Today there is speculation about other employees and even illegal activities -so far those have been denied by the network. They allege meetings, texts, venues and the network damage-control.
Headlines are spinning phrases such as “Seven sex scandal,” “Explicit text messages,” “From family man to executive affair,” “Network stands by disgraced CEO”, “Sex, drugs, and shareholders’ money” “Seven West Media sees $100m fall in value,” “Banging the boss is not your job,” “Saucy reality show unravelled” and “New sex claims.”
Traditionally a network does not comment on the private lives of those under extreme scrutiny, but its hand was forced yesterday as media rifled through allegations and shares plummeted. And when talent is the subject of dishonourable conduct they usually pay the price, if backed initially by a network.

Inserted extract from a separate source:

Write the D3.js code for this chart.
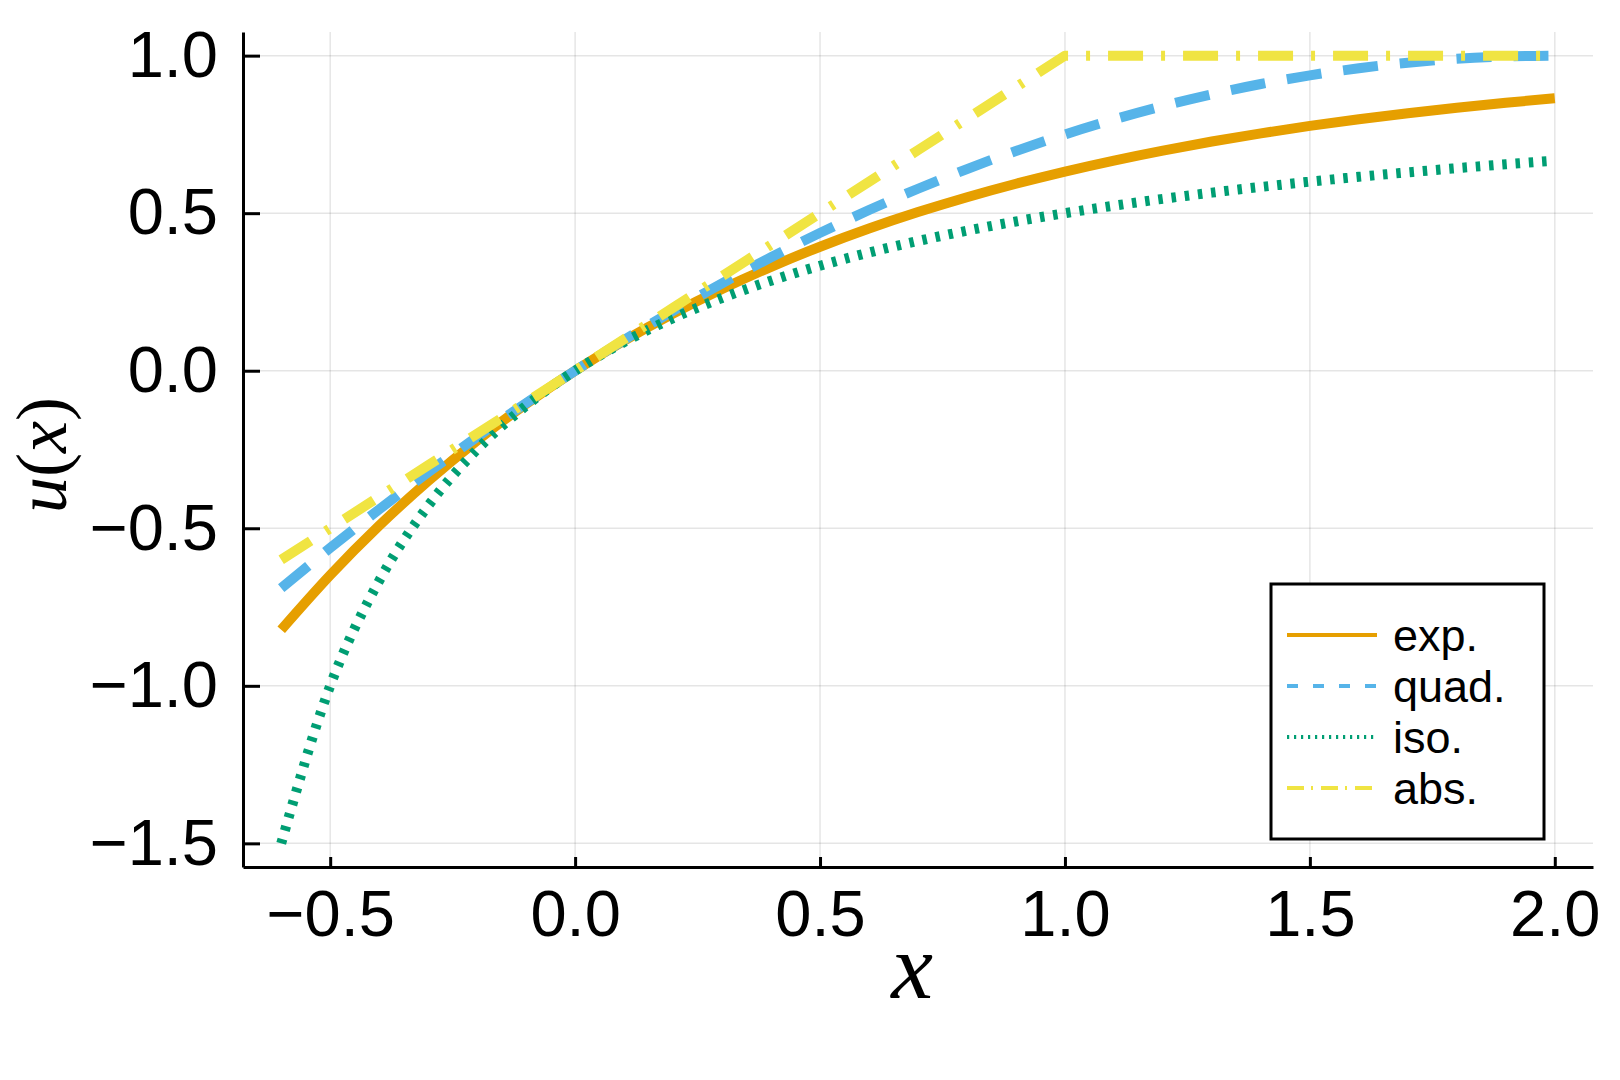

But Worner has a long history at Seven as a masterful Programmer and successful CEO, navigating the changing media landscape for the company. Until this week he has been highly-regarded in the industry, including receiving the MIPTV Médaille d’Honneur Award in Cannes in 2014.
It’s unlikely the 6 week business course he undertook in the US prior to taking the CEO job prepared for anything like this.
Seven’s statement says the “inappropriate” and “improper behavior” is not a part of Seven’s culture.
Kerry Stokes has told Worner it was “completely unacceptable.”